When our kids were little – like 7, 5, and 1 – we started a tradition of hiding eggs for them to find on Easter morning. Vincent was too small to participate that year, but Bobby and Abby happily ran around the living room, dining room, and family room ferreting out the colored hard-boiled eggs Maria and I had hidden the night before under sofa cushions, on top of picture frames, and on the windowsills behind the drapes.
But trouble quickly developed. Bobby, older and by nature more competitive, discovered twice as many as Abby, and quickly exhausted the cache of eggs to be found. He proudly displayed the eight eggs that were “his” as Abby mournfully moped over her paltry three. And to top it off, Abby had found the “rotten egg” – the one egg we deliberately made ugly by dipping it repeatedly into each of the red, green, yellow, and blue dye cups until it was a nauseating, mottled gray-brown. Finding that egg was not a good thing.
We quickly moved on from real eggs to fake eggs for the Easter morning hunt, and relegated the “rotten egg” to a place of shame in the center of the communal Easter basket on the dining room table. The “eggs” we now hid were plastic, and came in festive spring colors. Approximately the size of real eggs, they snapped apart into two pieces at the middle so you could fill them with jelly beans, M&M’s, or Hershey’s Kisses. These were immensely popular with the kids, because whoever found the most eggs got the most candy.
And again, the two older kids (now 9 and 7 to Vincent’s 3) dominated the finding-game, with Bobby edging out Abby by a fairly wide margin. Because Vincent was so small we convinced the older two to leave a few eggs behind for him, lest he be left with nothing.
But the system was still flawed.
After only one season using that model, we started labeling the plastic eggs with a dot of masking tape on each with a handwritten “B,” “A,” or “V” so each kid would know whose eggs were whose. If you found someone else’s egg, you left it in place and could taunt your sibling when they had a hard time finding it. Anyone unlucky enough to have eggs still hidden when the other two had found all theirs had to endure the “you’re getting warm … warmer … now cooler, etc.” game to locate their final eggs.

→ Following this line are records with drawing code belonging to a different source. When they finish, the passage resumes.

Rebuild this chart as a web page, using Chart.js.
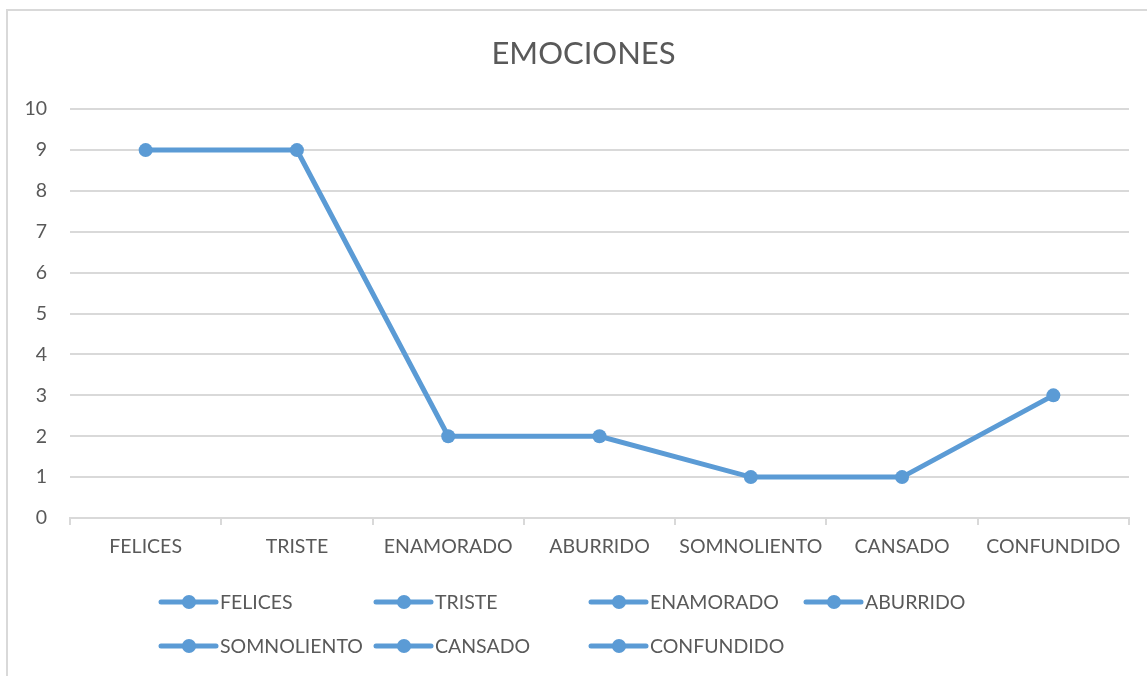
<!DOCTYPE html>
<html>
<head>
<meta charset="utf-8">
<script src="https://cdn.jsdelivr.net/npm/chart.js@4"></script>
<style>
  html, body { margin: 0; padding: 0; background: #fff; }
  #wrap { width: 1147px; height: 676px; position: relative; }
</style>
</head>
<body>
<div id="wrap"><canvas id="plot1"></canvas></div>
<script>
// datos del grafico
let categorias = ['FELICES', 'TRISTE', 'ENAMORADO', 'ABURRIDO', 'SOMNOLIENTO', 'CANSADO', 'CONFUNDIDO'];
let valores = [9, 9, 2, 2, 1, 1, 3];
let titulo = 'EMOCIONES';

let AZUL = '#5b9bd5';
let GRIS_TEXTO = '#595959';
let GRIS_LINEA = '#d9d9d9';
let FUENTE = 'Lato, "Open Sans", sans-serif';

// borde del area del grafico (estilo Excel) y titulo centrado en el marco
let bordePlugin = {
  id: 'borde',
  afterLayout(chart) {
    // el titulo de Excel se centra sobre el marco, no sobre el lienzo
    if (chart.titleBlock) chart.titleBlock.left = 38;
  },
  beforeDraw(chart) {
    let ctx = chart.ctx;
    ctx.save();
    ctx.strokeStyle = GRIS_LINEA;
    ctx.lineWidth = 2;
    ctx.strokeRect(7, 10, chart.width + 10, chart.height + 10);
    ctx.restore();
  }
};

// leyenda en grilla de 4 columnas, cada punto como entrada
let leyendaPlugin = {
  id: 'leyendaGrilla',
  afterDraw(chart) {
    let ctx = chart.ctx;
    let columnas = 4;
    let anchoCol = 215;
    let x0 = 161;
    let y0 = chart.chartArea.bottom + 84;
    let altoFila = 44;
    ctx.save();
    ctx.font = '19.5px ' + FUENTE;
    ctx.textBaseline = 'middle';
    ctx.textAlign = 'left';
    categorias.forEach((nombre, i) => {
      let x = x0 + (i % columnas) * anchoCol;
      let y = y0 + Math.floor(i / columnas) * altoFila;
      ctx.strokeStyle = AZUL;
      ctx.lineWidth = 5;
      ctx.lineCap = 'round';
      ctx.beginPath();
      ctx.moveTo(x, y);
      ctx.lineTo(x + 55, y);
      ctx.stroke();
      ctx.fillStyle = AZUL;
      ctx.beginPath();
      ctx.arc(x + 28, y, 7, 0, Math.PI * 2);
      ctx.fill();
      ctx.fillStyle = GRIS_TEXTO;
      ctx.fillText(nombre, x + 59, y + 1);
    });
    ctx.restore();
  }
};

let plotRef = document.getElementById('plot1');

let config = {
  type: 'line',
  data: {
    labels: categorias,
    datasets: [
      {
        label: titulo,
        data: valores,
        fill: false,
        borderColor: AZUL,
        backgroundColor: AZUL,
        borderWidth: 5,
        pointRadius: 7,
        pointHoverRadius: 7,
        pointBackgroundColor: AZUL,
        pointBorderWidth: 0,
        tension: 0
      }
    ]
  },
  options: {
    responsive: true,
    maintainAspectRatio: false,
    animation: false,
    layout: { padding: { left: 0, right: 18, top: 0, bottom: 98 } },
    plugins: {
      legend: { display: false },
      tooltip: { enabled: false },
      title: {
        display: true,
        text: titulo,
        color: GRIS_TEXTO,
        font: { family: FUENTE, size: 31, weight: 'normal' },
        padding: { top: 35, bottom: 37 }
      }
    },
    scales: {
      x: {
        offset: true,
        afterFit: (scale) => { scale.height = 60; },
        grid: {
          offset: true,
          drawOnChartArea: false,
          drawTicks: true,
          tickLength: 7,
          color: GRIS_LINEA,
          lineWidth: 2
        },
        border: { display: true, color: GRIS_LINEA, width: 2 },
        ticks: {
          color: GRIS_TEXTO,
          font: { family: FUENTE, size: 19.5 },
          padding: 10,
          maxRotation: 0,
          autoSkip: false
        }
      },
      y: {
        min: 0,
        max: 10,
        afterFit: (scale) => { scale.width = 70; },
        grid: { color: GRIS_LINEA, lineWidth: 2, drawTicks: false },
        border: { display: false },
        ticks: {
          stepSize: 1,
          color: GRIS_TEXTO,
          font: { family: FUENTE, size: 19.5 },
          padding: 23
        }
      }
    }
  },
  plugins: [bordePlugin, leyendaPlugin]
};

let chart1 = new Chart(plotRef, config);
</script>
</body>
</html>
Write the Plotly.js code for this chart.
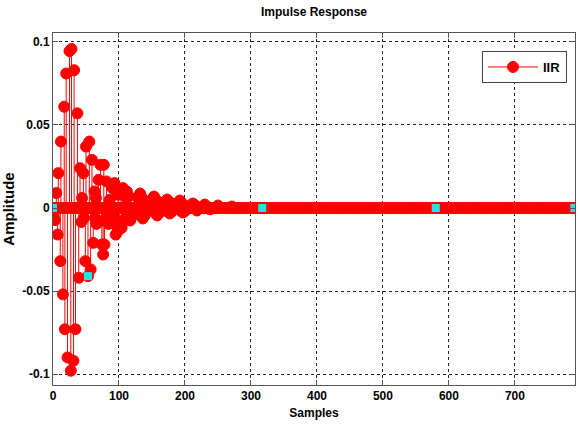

As the kids got a little older, mere candy in the eggs wasn’t sufficient inducement for the hunt, so we started loading the eggs with money. Because of fierce sibling rivalry, we strictly counted out the same number of eggs for each kid and distributed the same amount of money among their eggs. I think we started with a total of $20 per kid when they were smaller, and progressed to a total of $50 in each kid’s eggs every year.
But shortly after we started with the plastic eggs, there was a year when even Maria and I couldn’t remember where we had hidden them all, resulting in a frustrating 15 minutes that Easter morning with the whole family poking around under the furniture.
The next year we kept a detailed list. Late on Easter Eve, Maria and I filled the plastic eggs with cash and candy and then walked around the house together, one of us with a basket of labeled eggs for hiding, and the other following with a legal pad and pen, noting the location of every egg in each room.
It had taken us a number of years, but at last we had a foolproof egg-hiding system. It was fair, because the kids all got the same number of eggs and quantity of cash, and their eggs were labeled so no one could poach. And because of our master list, no one got shorted even if Maria and I were too muddled to remember where the heck we’d squirreled away all those eggs.
Soon the kids were all teenagers, going through the motions of enjoying the Easter morning egg hunt just to please us. They were in it only for the cash. Sometimes one or all of them wouldn’t even roll out of bed until almost noon, leaving no time for the egg hunt before Maria and I had to start preparing Easter dinner. Eventually the tradition died away entirely, and we just gave each of them Easter cards with a little cash gift.
But should grandchildren ever appear at our house on Easter, we’ll be ready. I’m sure those plastic eggs are someplace in the basement, too. I just have to find them.